Words in a Word
Hello! I am stuck and I was hoping someone here could help me. I have this text file of around 55000 words. What I want to do is find, for each word, as much words as can possibly be made by deleting or arranging the letters in that word.
A solution I was thinking is to parse the string and assign each letter to a char variable. Then arrange these characters in every possible way and compare the newly created words to my database to see if they exist. My problem is I do not know how to arrange these letters in every possible way. How can you do this? and if you have another solution please feel free to tell me.

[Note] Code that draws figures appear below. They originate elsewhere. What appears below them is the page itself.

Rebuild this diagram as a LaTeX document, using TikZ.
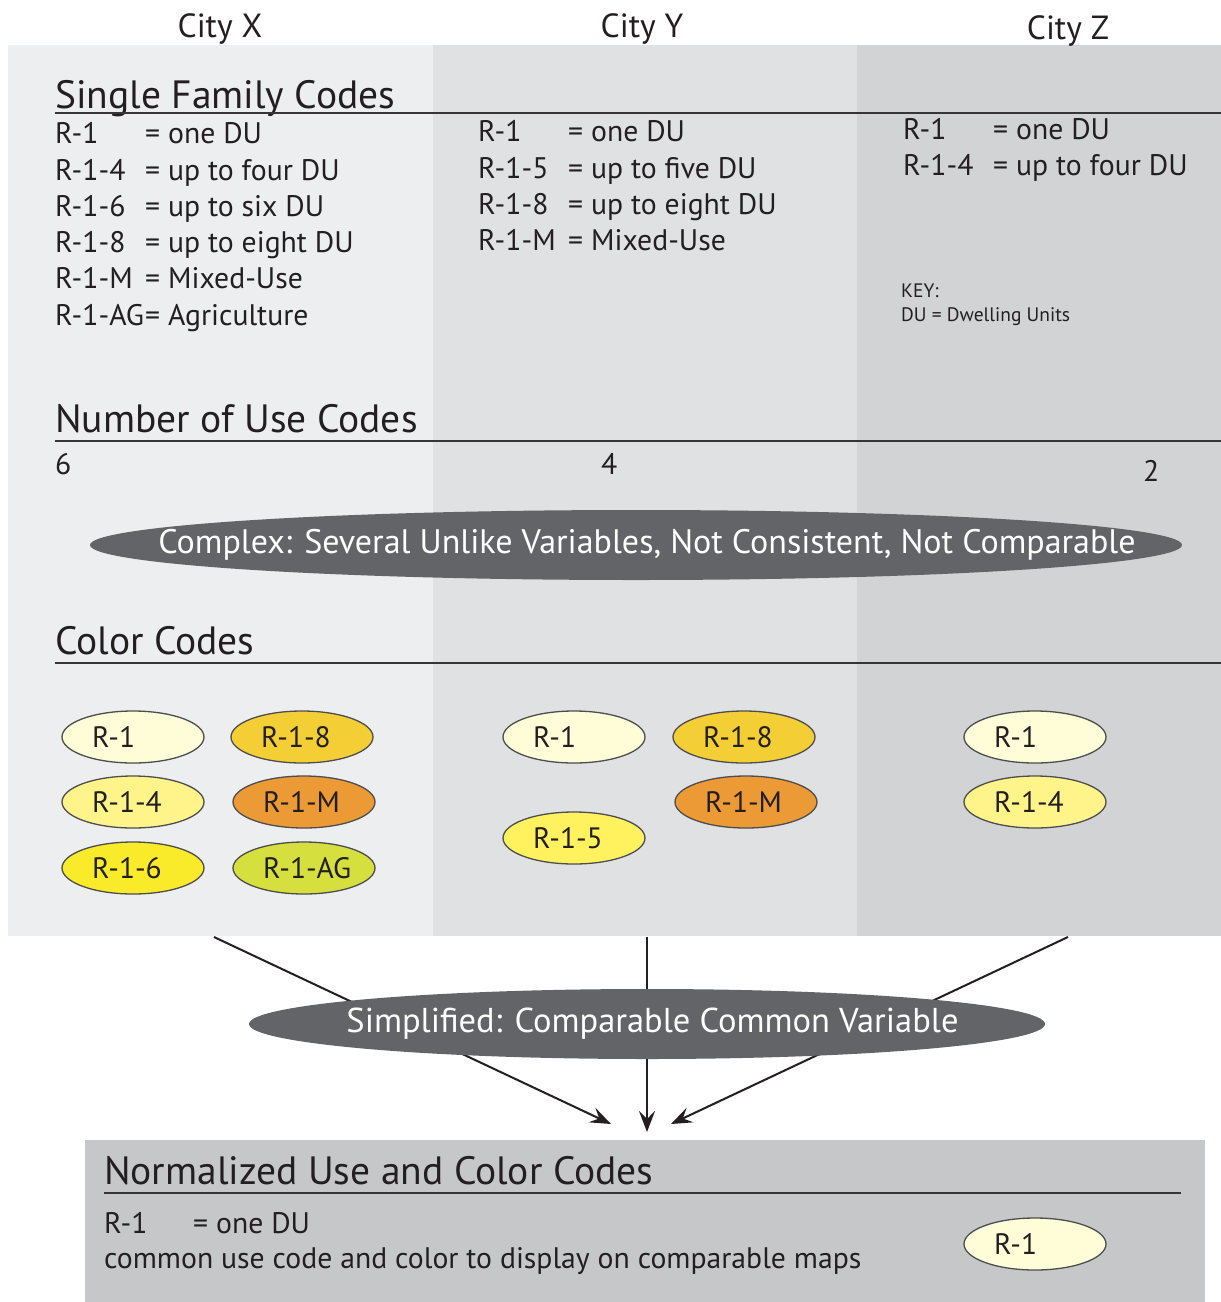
\documentclass[tikz,border=0pt]{standalone}
\usepackage{fontspec}
\setmainfont{PT Sans}
\usetikzlibrary{shapes.geometric,arrows.meta}

\definecolor{ink}{HTML}{231F20}
\definecolor{panelX}{HTML}{EDEEF0}
\definecolor{panelY}{HTML}{E0E1E3}
\definecolor{panelZ}{HTML}{D2D3D5}
\definecolor{panelN}{HTML}{C6C7C9}
\definecolor{oval}{HTML}{636467}
\definecolor{chipedge}{HTML}{4D4D4F}
\definecolor{cR1}{HTML}{FFFCD8}
\definecolor{cR14}{HTML}{FFF48A}
\definecolor{cR15}{HTML}{FFF25E}
\definecolor{cR16}{HTML}{F9EB2A}
\definecolor{cR18}{HTML}{F4CE35}
\definecolor{cR1M}{HTML}{EC9A35}
\definecolor{cR1AG}{HTML}{D5E03E}

% label set flush left inside a colour chip, without widening the chip
\newcommand{\chiplabel}[1]{\makebox[0pt][l]{\hspace*{-41pt}#1}}
% label centred in a dark oval (optionally nudged right), without widening the oval
\newcommand{\ovallabel}[2][0pt]{\makebox[0pt][c]{\hspace*{#1}#2}}

\tikzset{
  every node/.style={text=ink, inner sep=0pt},
  city/.style={font=\fontsize{33.5}{40}\selectfont, anchor=base},
  heading/.style={font=\fontsize{39.5}{46}\selectfont, anchor=base west},
  entry/.style={font=\fontsize{29.7}{35}\selectfont, anchor=base west},
  small/.style={font=\fontsize{19.5}{23}\selectfont, anchor=base west},
  rule/.style={draw=ink!90, line width=2pt},
  chip/.style={ellipse, draw=chipedge, line width=1.3pt, minimum width=142pt,
    minimum height=52pt, font=\fontsize{29.5}{35}\selectfont},
  bigoval/.style={ellipse, fill=oval, text=white, minimum height=70pt},
  flow/.style={draw=ink, line width=2pt},
  flowtip/.style={flow, -{Stealth[length=21pt,width=16pt,inset=8pt]}},
}

\begin{document}
\begin{tikzpicture}[x=1pt,y=-1pt]
\useasboundingbox (0,0) rectangle (1221,1302);
\fill[white] (0,0) rectangle (1221,1302);

% city columns
\fill[panelX] (8,45) rectangle (433,936);
\fill[panelY] (433,45) rectangle (857,936);
\fill[panelZ] (857,45) rectangle (1221,936);

\node[city] (cityx) at (220,37) {City X};
\node[city] (cityy) at (642,37) {City Y};
\node[city] (cityz) at (1068,39) {City Z};

% single family codes
\node[heading] (sfc) at (55,108) {Single Family Codes};
\draw[rule] (55,113) -- (1221,113);

\foreach \code/\desc/\y [count=\i] in {R-1/one DU/143, R-1-4/up to four DU/180,
    R-1-6/up to six DU/216, R-1-8/up to eight DU/252, R-1-M/Mixed-Use/288,
    R-1-AG/Agriculture/325}{
  \node[entry] (xc\i) at (55,\y) {\code};
  \node[entry] (xd\i) at (145,\y) {= \desc};
}
\foreach \code/\desc/\y [count=\i] in {R-1/one DU/141, R-1-5/up to five DU/178,
    R-1-8/up to eight DU/214, R-1-M/Mixed-Use/250}{
  \node[entry] (yc\i) at (478,\y) {\code};
  \node[entry] (yd\i) at (568,\y) {= \desc};
}
\foreach \code/\desc/\y [count=\i] in {R-1/one DU/139, R-1-4/up to four DU/175}{
  \node[entry] (zc\i) at (903,\y) {\code};
  \node[entry] (zd\i) at (993,\y) {= \desc};
}
\node[small] (key) at (901,297) {KEY:};
\node[small] (keydu) at (901,321) {DU = Dwelling Units};

% number of use codes
\node[heading] (nuc) at (55,432) {Number of Use Codes};
\draw[rule] (55,441) -- (1221,441);
\node[entry] (nx) at (55,474) {6};
\node[entry] (ny) at (601,474) {4};
\node[entry] (nz) at (1143,481) {2};

\node[bigoval, minimum width=1092pt, font=\fontsize{34}{40}\selectfont]
  (complex) at (636,545)
  {\ovallabel[22pt]{Complex: Several Unlike Variables, Not Consistent, Not Comparable}};

% color codes
\node[heading] (cc) at (55,654) {Color Codes};
\draw[rule] (55,663) -- (1221,663);

\node[chip, fill=cR1]   (x1)  at (133,737) {\chiplabel{R-1}};
\node[chip, fill=cR14]  (x4)  at (133,802) {\chiplabel{R-1-4}};
\node[chip, fill=cR16]  (x6)  at (133,868) {\chiplabel{R-1-6}};
\node[chip, fill=cR18]  (x8)  at (302,737) {\chiplabel{R-1-8}};
\node[chip, fill=cR1M]  (xm)  at (304,802) {\chiplabel{R-1-M}};
\node[chip, fill=cR1AG] (xag) at (304,868) {\chiplabel{R-1-AG}};

\node[chip, fill=cR1]   (y1)  at (574,737) {\chiplabel{R-1}};
\node[chip, fill=cR15]  (y5)  at (574,838) {\chiplabel{R-1-5}};
\node[chip, fill=cR18]  (y8)  at (744,737) {\chiplabel{R-1-8}};
\node[chip, fill=cR1M]  (ym)  at (746,802) {\chiplabel{R-1-M}};

\node[chip, fill=cR1]   (z1)  at (1035,737) {\chiplabel{R-1}};
\node[chip, fill=cR14]  (z4)  at (1035,802) {\chiplabel{R-1-4}};

% converging arrows
\coordinate (srcx) at (214,937);
\coordinate (srcy) at (647,937);
\coordinate (srcz) at (1068,937);
\coordinate (dstx) at (611,1124);
\coordinate (dsty) at (647,1132);
\coordinate (dstz) at (671,1124);
\draw[flowtip] (srcx) -- (dstx);
\draw[flowtip] (srcy) -- (dsty);
\draw[flowtip] (srcz) -- (dstz);

\node[bigoval, minimum width=796pt, font=\fontsize{34.5}{40}\selectfont]
  (simple) at (647,1024) {\ovallabel[11pt]{Simplified: Comparable Common Variable}};

% normalized result
\fill[panelN] (85,1140) rectangle (1205,1302);
\node[heading] (norm) at (104,1184) {Normalized Use and Color Codes};
\draw[rule] (104,1193) -- (1181,1193);
\node[entry] (nc) at (104,1233) {R-1};
\node[entry] (nd) at (193,1233) {= one DU};
\node[entry] (nt) at (104,1268) {common use code and color to display on comparable maps};
\node[chip, fill=cR1] (n1) at (1035,1244) {\chiplabel{R-1}};
\end{tikzpicture}
\end{document}
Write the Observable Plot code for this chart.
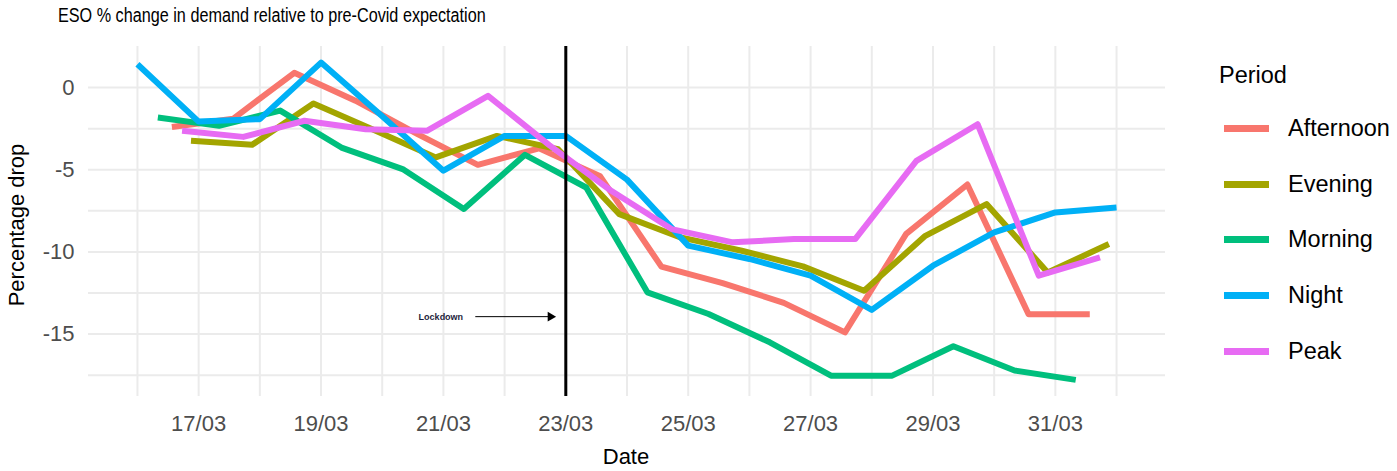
<!DOCTYPE html>
<html><head><meta charset="utf-8">
<script src="https://cdn.jsdelivr.net/npm/d3@7"></script>
<script src="https://cdn.jsdelivr.net/npm/@observablehq/plot@0.6"></script>
<style>
body{margin:0;background:#fff;font-family:"Liberation Sans",Arial,sans-serif;}
#wrap{position:relative;width:1397px;height:471px;overflow:hidden;background:#fff}
#title{height:34px;line-height:31px;padding-left:58px;font-size:20px;color:#000;white-space:nowrap;transform:scaleX(0.81);transform-origin:58px 0}
#chart svg{display:block}
.abs{position:absolute;white-space:nowrap;color:#000}
#xlab{left:526px;width:200px;top:444px;line-height:26px;text-align:center;font-size:22px}
#ylab{left:-133px;width:300px;top:212px;line-height:26px;text-align:center;font-size:22px;transform:rotate(-90deg)}
.lg{position:absolute;font-size:23.5px;line-height:28px;color:#000}
.key{position:absolute;height:7px;width:45px}
</style></head><body>
<div id="wrap">
<div id="title">ESO % change in demand relative to pre-Covid expectation</div>
<div id="chart"></div>
<div id="xlab" class="abs">Date</div>
<div id="ylab" class="abs">Percentage drop</div>
<div id="legend"></div>
</div>
<script>
// ---- data ----
const dayLabels = ["2020-03-16","2020-03-17","2020-03-18","2020-03-19","2020-03-20","2020-03-21","2020-03-22","2020-03-23","2020-03-24","2020-03-25","2020-03-26","2020-03-27","2020-03-28","2020-03-29","2020-03-30","2020-03-31","2020-04-01"];
const periods = ["Afternoon","Evening","Morning","Night","Peak"];
const periodHour = [13.5, 21, 8, 0, 17.5];
const colors = ["#F8766D","#A3A500","#00BF7D","#00B0F6","#E76BF3"];
const afternoon = [-2.4,-1.9,0.9,-0.8,-2.8,-4.7,-3.7,-5.4,-10.9,-11.9,-13.1,-14.9,-8.9,-5.9,-13.8,-13.8];
const evening   = [-3.24,-3.48,-0.97,-2.6,-4.25,-2.94,-3.75,-7.7,-9.12,-9.93,-10.88,-12.36,-9.02,-7.09,-11.25,-9.52];
const morning   = [-1.82,-2.33,-1.4,-3.65,-4.96,-7.39,-4.09,-6.08,-12.46,-13.78,-15.5,-17.53,-17.53,-15.74,-17.22,-17.79];
const night     = [1.42,-2.07,-1.92,1.52,-1.75,-5.06,-2.94,-2.94,-5.6,-9.62,-10.43,-11.45,-13.53,-10.84,-8.81,-7.6,-7.3];
const peak      = [-2.63,-3.0,-2.02,-2.53,-2.63,-0.5,-3.5,-6.25,-8.61,-9.42,-9.22,-9.22,-4.46,-2.23,-11.45,-10.33];
const xTickLabels = ["2020-03-17","2020-03-19","2020-03-21","2020-03-23","2020-03-25","2020-03-27","2020-03-29","2020-03-31"];
const yTicks = [-15,-10,-5,0];
const yGridMinor = [-17.5,-12.5,-7.5,-2.5];
const lockdownDate = "2020-03-23";
const annotLabel = "Lockdown";
const annotY = -13.94;
const annotTextDate = "2020-03-20T23:00Z";
const arrowFrom = "2020-03-21T12:30Z";
const arrowTo = "2020-03-22T18:00Z";
const xDomain = ["2020-03-15T04:48Z","2020-04-01T19:12Z"];
const yDomain = [-18.8, 2.5];

// ---- build table ----
const seriesValues = [afternoon, evening, morning, night, peak];
const parse = s => new Date(s.length <= 10 ? s + "T00:00Z" : s);
const rows = [];
periods.forEach((p, i) => {
  seriesValues[i].forEach((v, j) => {
    const d = parse(dayLabels[j]);
    rows.push({period: p, date: new Date(+d + periodHour[i] * 3600e3), value: v});
  });
});
const gridDays = dayLabels.map(parse);
const tickDates = xTickLabels.map(parse);

const chart = Plot.plot({
  width: 1397, height: 437,
  marginTop: 12, marginBottom: 75, marginLeft: 88, marginRight: 232,
  style: {fontFamily: "'Liberation Sans', Arial, sans-serif", fontSize: "22px", color: "#4d4d4d", background: "#fff"},
  x: {type: "utc", domain: xDomain.map(parse), ticks: tickDates, tickFormat: d3.utcFormat("%d/%m"), tickSize: 0, tickPadding: 19, label: null},
  y: {domain: yDomain, ticks: yTicks, tickFormat: d => String(d), tickSize: 0, tickPadding: 14, label: null},
  color: {domain: periods, range: colors},
  marks: [
    Plot.gridX(gridDays, {stroke: "#ebebeb", strokeOpacity: 1, strokeWidth: 2}),
    Plot.gridY(yTicks.concat(yGridMinor), {stroke: "#ebebeb", strokeOpacity: 1, strokeWidth: 2}),
    Plot.line(rows, {x: "date", y: "value", z: "period", stroke: "period", strokeWidth: 6, strokeLinejoin: "round", strokeLinecap: "butt"}),
    Plot.ruleX([parse(lockdownDate)], {stroke: "#000", strokeWidth: 3}),
    Plot.text([{d: parse(annotTextDate), v: annotY, t: annotLabel}], {x: "d", y: "v", text: "t", fontSize: 9, fontWeight: "bold", fill: "#1e1e3c"}),
    Plot.link([{a: parse(arrowFrom), b: parse(arrowTo), v: annotY}], {x1: "a", x2: "b", y1: "v", y2: "v", stroke: "#000", strokeWidth: 1}),
    Plot.dot([{b: parse(arrowTo), v: annotY}], {x: "b", y: "v", symbol: "triangle", rotate: 90, r: 3.6, fill: "#000", stroke: "none"})
  ]
});
document.getElementById("chart").appendChild(chart);

// ---- legend ----
const lg = document.getElementById("legend");
const t = document.createElement("div");
t.className = "lg"; t.style.left = "1219px"; t.style.top = "61px"; t.textContent = "Period";
lg.appendChild(t);
const keyY = [128, 184, 239, 295, 351];
periods.forEach((p, i) => {
  const k = document.createElement("div");
  k.className = "key"; k.style.left = "1224px"; k.style.top = (keyY[i] - 3.5) + "px"; k.style.background = colors[i];
  lg.appendChild(k);
  const l = document.createElement("div");
  l.className = "lg"; l.style.left = "1288px"; l.style.top = (keyY[i] - 14) + "px"; l.textContent = p;
  lg.appendChild(l);
});
</script>
</body></html>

Anagram detection is usually done by converting the things to be compared into a form that is ignorant of the letter ordering. One way to do this is by simply rearranging the letters into a single standard form, e.g. by sorting them. If two words have the same standard form, they are anagrams.
You also take your database and preprocess it by building a map from each standard form to all the words that reduce to it.
Finding every possible rearrangement is far too slow. We're talking about heat death of the universe too slow.
Deleting characters is also done on the standard form. When deleting from the standard form, be sure to skip redundant deletions, e.g. the standard form of anagram is aaagmnr - there's no difference in which a you delete, so only do it once. It may help you to use a standard form that encodes letters just once, remembering their count, i.e. the standard form becomes 3a1g1m1n1r.
Thanks CornedBee! Using anagrams seems to be a much better idea. Let me look into it and I'll post if something goes wrong.